Özlem Başyurt

Personal information
- Date of birth: September 20, 1971 (age 54)
- Place of birth: Giresun, Turkey

Senior career*
- Years: Team / Apps / (Gls)
- 1994–1995: Osmanlıspor
- 1995–1996: Gürtaşspor

International career
- 1996: Turkey / 1 / (0)

= Özlem Başyurt =

Turkish footballer (born 1971)

Özlem Başyurt (born September 20, 1971) is a Turkish former women's footballer. She was a member of the Turkey women's national football team. She played briefly basketball and serves as a basketball coach. She works as a high school teacher of physical education.

==Sports career==

===Football===
She obtained her license for the Ankara-based club Osmanlıspor on March 28, 1994. After playing in the 1994–95 season, she transferred to the newly established Gürtaşspor.

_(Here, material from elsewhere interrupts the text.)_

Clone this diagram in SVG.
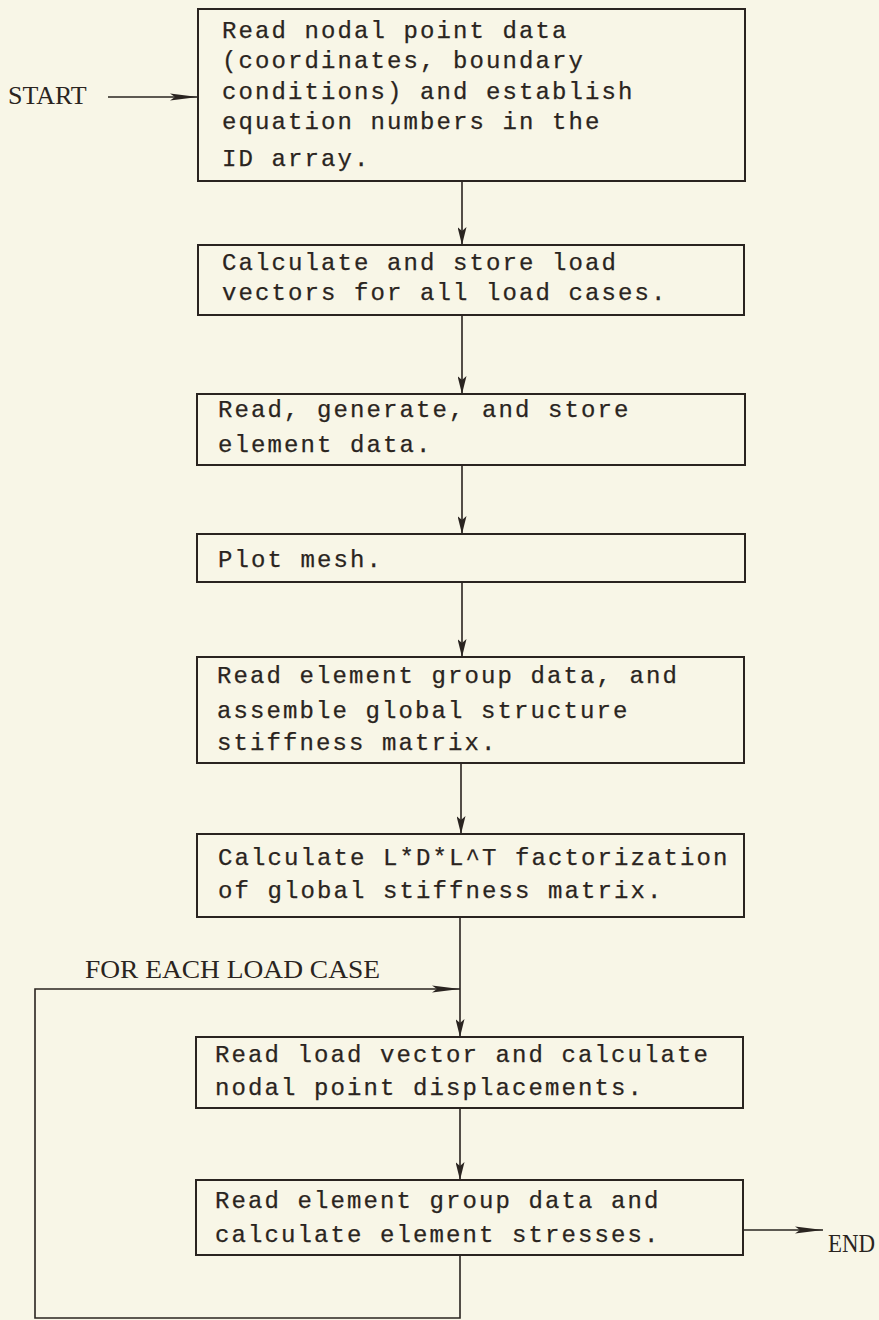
<svg xmlns="http://www.w3.org/2000/svg" width="879" height="1320" viewBox="0 0 879 1320">
<style>
.bg{fill:#f8f6e7}
.box{fill:none;stroke:#2a2420;stroke-width:2}
.t{font-family:"Liberation Mono","Courier New",monospace;font-size:24px;letter-spacing:2.1px;fill:#2a2420;stroke:#2a2420;stroke-width:0.25}
.lbl{font-family:"Liberation Serif","Times New Roman",serif;font-size:26px;fill:#2a2420}
.c{fill:none;stroke:#2a2420;stroke-width:1.6}
</style>
<defs>
<marker id="av" viewBox="0 0 18 9" refX="18" refY="4.5" markerWidth="18" markerHeight="9" markerUnits="userSpaceOnUse" orient="auto">
<path d="M0,0 L18,4.5 L0,9 L4,4.5 Z" fill="#2a2420"/>
</marker>
<marker id="ah" viewBox="0 0 28 10" refX="28" refY="5" markerWidth="28" markerHeight="10" markerUnits="userSpaceOnUse" orient="auto">
<path d="M0,1.5 L28,5 L0,8.5 L5,5 Z" fill="#2a2420"/>
</marker>
</defs>
<rect class="bg" x="0" y="0" width="879" height="1320"/>

<g id="connectors">
<line class="c" x1="108" y1="97" x2="198" y2="97" marker-end="url(#ah)"/>
<line class="c" x1="462" y1="181" x2="462" y2="245" marker-end="url(#av)"/>
<line class="c" x1="462" y1="315" x2="462" y2="394" marker-end="url(#av)"/>
<line class="c" x1="462" y1="465" x2="462" y2="534" marker-end="url(#av)"/>
<line class="c" x1="462" y1="582" x2="462" y2="657" marker-end="url(#av)"/>
<line class="c" x1="461" y1="763" x2="461" y2="834" marker-end="url(#av)"/>
<line class="c" x1="460" y1="917" x2="460" y2="1037" marker-end="url(#av)"/>
<line class="c" x1="460" y1="1108" x2="460" y2="1180" marker-end="url(#av)"/>
<polyline class="c" points="460,1255 460,1318 35,1318 35,989 460,989" marker-end="url(#ah)"/>
<line class="c" x1="743" y1="1230" x2="823" y2="1230" marker-end="url(#ah)"/>
</g>

<g id="start"><text class="lbl" x="8" y="104">START</text></g>

<g id="n1">
<rect class="box" x="198" y="9" width="547" height="172"/>
<text class="t" x="222" y="38">Read nodal point data</text>
<text class="t" x="222" y="68">(coordinates, boundary</text>
<text class="t" x="222" y="99">conditions) and establish</text>
<text class="t" x="222" y="129">equation numbers in the</text>
<text class="t" x="222" y="166">ID array.</text>
</g>

<g id="n2">
<rect class="box" x="198" y="245" width="546" height="70"/>
<text class="t" x="222" y="270">Calculate and store load</text>
<text class="t" x="222" y="300">vectors for all load cases.</text>
</g>

<g id="n3">
<rect class="box" x="197" y="394" width="548" height="71"/>
<text class="t" x="218" y="417">Read, generate, and store</text>
<text class="t" x="218" y="452">element data.</text>
</g>

<g id="n4">
<rect class="box" x="197" y="534" width="548" height="48"/>
<text class="t" x="218" y="567">Plot mesh.</text>
</g>

<g id="n5">
<rect class="box" x="197" y="657" width="547" height="106"/>
<text class="t" x="217" y="683">Read element group data, and</text>
<text class="t" x="217" y="718">assemble global structure</text>
<text class="t" x="217" y="750">stiffness matrix.</text>
</g>

<g id="n6">
<rect class="box" x="197" y="834" width="547" height="83"/>
<text class="t" x="218" y="865">Calculate L*D*L^T factorization</text>
<text class="t" x="218" y="898">of global stiffness matrix.</text>
</g>

<g id="loop-label"><text class="lbl" x="85" y="978" textLength="295" lengthAdjust="spacingAndGlyphs">FOR EACH LOAD CASE</text></g>

<g id="n7">
<rect class="box" x="196" y="1037" width="547" height="71"/>
<text class="t" x="215" y="1062">Read load vector and calculate</text>
<text class="t" x="215" y="1095">nodal point displacements.</text>
</g>

<g id="n8">
<rect class="box" x="196" y="1180" width="547" height="75"/>
<text class="t" x="215" y="1208">Read element group data and</text>
<text class="t" x="215" y="1242">calculate element stresses.</text>
</g>

<g id="end"><text class="lbl" x="828" y="1252" textLength="47" lengthAdjust="spacingAndGlyphs">END</text></g>
</svg>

Başyurt was admitted to the Turkey women's national team and played in the UEFA Women's Euro 1997 qualification – Group 8 match against Ukraine on August 24, 1996.

===Basketball===
Başyurt played basketball for Çevre Orman SK in the 2006–07 season. In 2014, she obtained a D-category basketball coach certificate. In the 2016–17 season, she coached the team Sortie in Büyükçekmece, Istanbul, which she is the president of.

==Personal life==
Özlem Başyurt was born in Giresun, northern Turkey on September 20, 1971. She completed the middle school in her hometown. After finishing the Çankaya İMKB Hotel Management and Tourism Vocational High School, she studied Physical Education at Gazi University in Ankara. She works as a teacher of physical education at Tevfik Ercan Anadolu High School in Florya, Bakırköy, Istanbul.